Borderlands of Southern Colorado, an initiative of History Colorado, aims to bridge this exact gap. Pre- and post-Treaty narratives are highlighted statewide through exhibits, programs, and experiences.

“This isn't just a southern Colorado story; It's a Colorado story,” said Eric Carpio, Director of the Fort Garland Museum and Cultural Center. “This history impacts everything, even 160-plus years later."  

"The defining moments in southern Colorado history, from the Maestas desegregation case, to the ongoing struggle for access to La Sierra, carry many of the same themes — themes of resistance, preservation, and resilience,” he said.

“I don't think it's a stretch to say that even contemporary issues like the threat of water being pumped out of the Valley, or decisions about Congressional redistricting, are steeped in events of the past.”

"People in southern Colorado have had to fight, figuratively and sometimes literally, in order to be acknowledged,” he said, “as well as to preserve their land, water, language, and way of life.”

Robert Ruybalid, known as “El Mogoté,” of the small village of Mogoté in Conejos County, created the Forgotten Southern Colorado Facebook group as a means of sharing this forgotten history.  
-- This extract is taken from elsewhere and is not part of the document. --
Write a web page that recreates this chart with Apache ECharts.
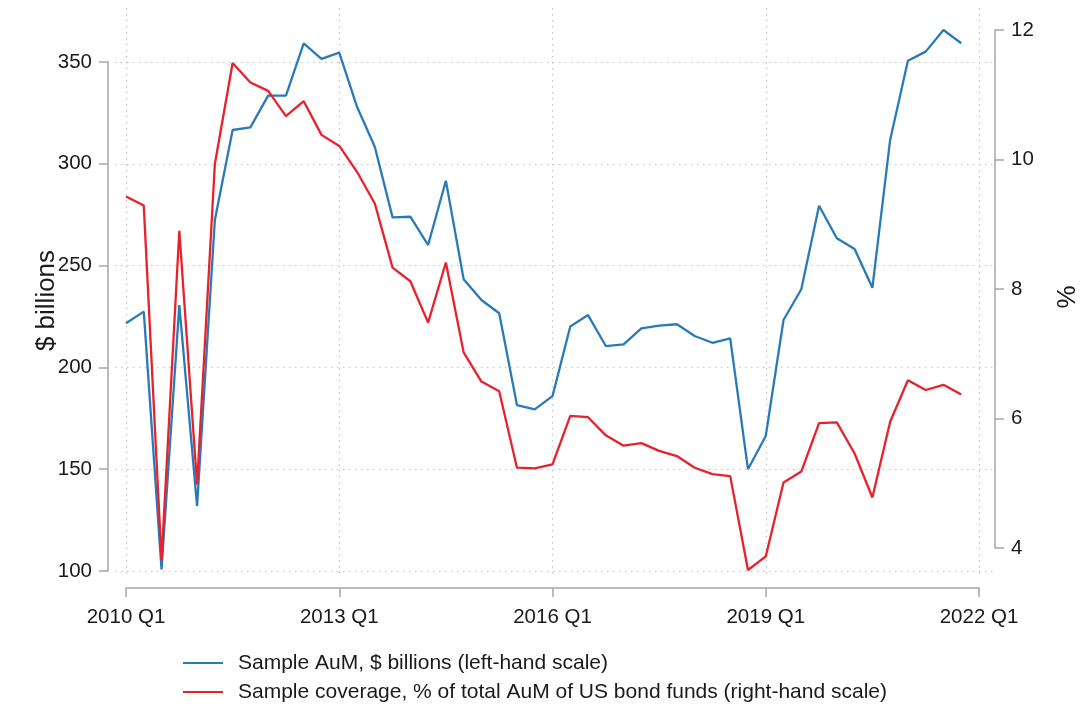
<!DOCTYPE html>
<html>
<head>
<meta charset="utf-8">
<script src="https://cdn.jsdelivr.net/npm/echarts@6/dist/echarts.min.js"></script>
<style>
html,body{margin:0;padding:0;background:#fff;}
#chart{width:1080px;height:709px;}
</style>
</head>
<body>
<div id="chart"></div>
<script>
// Quarters 2010 Q1 .. 2021 Q4 (index 0..47)
const startYear = 2010;
const quarterIndex = Array.from({length: 48}, (_, i) => i);
const xTickYears = [2010, 2013, 2016, 2019, 2022];

// Sample AuM, $ billions (left-hand scale)
const aum = [
  221.7, 227.4, 100.8, 230.6, 131.9, 272.4, 316.6, 317.9, 333.5, 333.5, 359.2, 351.5,
  354.6, 328.0, 308.4, 273.7, 274.0, 260.1, 291.7, 243.3, 233.1, 226.6, 181.5, 179.4,
  185.9, 220.1, 225.7, 210.5, 211.3, 219.2, 220.5, 221.2, 215.4, 212.1, 214.3, 150.0,
  166.3, 223.3, 238.4, 279.4, 263.4, 258.2, 239.1, 311.7, 350.6, 355.1, 365.7, 359.2
];
// Sample coverage, % of total AuM of US bond funds (right-hand scale)
const coverage = [
  9.43, 9.29, 3.81, 8.90, 4.98, 9.93, 11.49, 11.19, 11.06, 10.67, 10.90, 10.38,
  10.21, 9.81, 9.32, 8.33, 8.12, 7.48, 8.41, 7.02, 6.57, 6.42, 5.24, 5.23,
  5.29, 6.04, 6.02, 5.74, 5.58, 5.62, 5.50, 5.42, 5.24, 5.14, 5.11, 3.66,
  3.87, 5.01, 5.18, 5.93, 5.94, 5.46, 4.78, 5.95, 6.59, 6.44, 6.52, 6.37
];
const leftTicks = [100, 150, 200, 250, 300, 350];
const rightTicks = [4, 6, 8, 10, 12];

const names = {
  aum: 'Sample AuM, $ billions (left-hand scale)',
  cov: 'Sample coverage, % of total AuM of US bond funds (right-hand scale)'
};

const FONT = "'Liberation Sans', Arial, sans-serif";
const TXT = '#1a1a1a';
const AXIS = '#a6a6a6';
const GRID = { color: '#c4c4c4', width: 1.2, type: [1.5, 4.5] };
const BLUE = '#2a7ab9';
const RED = '#e8212b';

const chart = echarts.init(document.getElementById('chart'), null, {renderer: 'canvas'});

const axLine = { show: true, onZero: false, lineStyle: { color: AXIS, width: 1.5 } };
const axTick = { show: true, inside: false, length: 9, lineStyle: { color: AXIS, width: 1.5 } };
const G = { containLabel: false, outerBoundsMode: 'none' };

const option = {
  backgroundColor: '#fff',
  animation: false,
  textStyle: { fontFamily: FONT },
  grid: [
    // 0: vertical gridlines + bottom axis
    Object.assign({ left: 126, right: 101, top: 8, bottom: 134 }, G),
    // 1: horizontal gridlines + left axis
    Object.assign({ left: 115, right: 87, top: 62, bottom: 138 }, G),
    // 2: right axis + coverage series
    Object.assign({ left: 126, right: 101, top: 30, bottom: 161 }, G),
    // 3: AuM series
    Object.assign({ left: 126, right: 101, top: 62, bottom: 138 }, G)
  ],
  xAxis: [
    {
      gridIndex: 0, type: 'value', min: 0, max: 48, interval: 12,
      position: 'bottom', offset: 13,
      axisLine: axLine,
      axisTick: axTick,
      axisLabel: {
        color: TXT, fontSize: 20.5, fontFamily: FONT, margin: 19, lineHeight: 20,
        formatter: v => (startYear + v / 4) + ' Q1',
        showMinLabel: true, showMaxLabel: true
      },
      splitLine: { show: true, lineStyle: GRID }
    },
    { gridIndex: 1, type: 'value', min: 0, max: 1, show: false },
    { gridIndex: 2, type: 'value', min: 0, max: 48, show: false },
    { gridIndex: 3, type: 'value', min: 0, max: 48, show: false }
  ],
  yAxis: [
    { gridIndex: 0, type: 'value', min: 0, max: 1, show: false },
    {
      gridIndex: 1, type: 'value', min: 100, max: 350, interval: 50, position: 'left',
      offset: 7,
      name: '$ billions', nameLocation: 'middle', nameRotate: 90, nameGap: 48,
      nameMoveOverlap: false,
      nameTextStyle: { color: TXT, fontSize: 26, fontFamily: FONT, padding: [0, 0, 0, 32] },
      axisLine: axLine,
      axisTick: axTick,
      axisLabel: { color: TXT, fontSize: 20.5, fontFamily: FONT, margin: 16 },
      splitLine: { show: true, lineStyle: GRID }
    },
    {
      gridIndex: 2, type: 'value', min: 4, max: 12, interval: 2, position: 'right',
      offset: 16,
      name: '%', nameLocation: 'middle', nameRotate: 90, nameGap: 60,
      nameMoveOverlap: false,
      nameTextStyle: { color: TXT, fontSize: 26, fontFamily: FONT, padding: [0, 16, 0, 0] },
      axisLine: axLine,
      axisTick: axTick,
      axisLabel: { color: TXT, fontSize: 20.5, fontFamily: FONT, margin: 16 },
      splitLine: { show: false }
    },
    { gridIndex: 3, type: 'value', min: 100, max: 350, show: false }
  ],
  legend: {
    orient: 'vertical', left: 183, top: 651, padding: 0,
    itemWidth: 40, itemHeight: 2, itemGap: 5,
    icon: 'rect',
    textStyle: { color: TXT, fontSize: 21, fontFamily: FONT, lineHeight: 24, padding: [0, 0, 0, 10] },
    data: [names.aum, names.cov]
  },
  series: [
    {
      name: names.aum, type: 'line', xAxisIndex: 3, yAxisIndex: 3,
      data: quarterIndex.map(i => [i, aum[i]]),
      symbol: 'none', clip: false,
      lineStyle: { color: BLUE, width: 2.3 }, itemStyle: { color: BLUE }, z: 3
    },
    {
      name: names.cov, type: 'line', xAxisIndex: 2, yAxisIndex: 2,
      data: quarterIndex.map(i => [i, coverage[i]]),
      symbol: 'none', clip: false,
      lineStyle: { color: RED, width: 2.3 }, itemStyle: { color: RED }, z: 4
    }
  ]
};
chart.setOption(option);
</script>
</body>
</html>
“I never intended to perpetuate the memories,” Ruybalid said, “but now it’s my mission.” 

He was inspired after joining the “Forgotten New Mexico” Facebook group, which he said wasn’t necessarily inclusive of material from across the state line — despite the cultural relevance. 

“They told me to start my own group,” he said. “So, I winged it.” 

A robust online community soon formed into a full-fledged anthropological self-study, with nearly 23,000 local, regional, and once-so national contributors posting family photos, genealogy, memories, recipes, and definitions of words from the hyper-local dialect — borne of Spanish, Arabic, and Nahuatl. 

Group members routinely learn they are related through photo threads, and members enjoy heartfelt recollections of everything from local traditions to bygone businesses — keeping southern Colorado at the forefront of collective memory.  

In the description for the group, Ruybalid makes sure to acknowledge — New Mexico photos are allowed.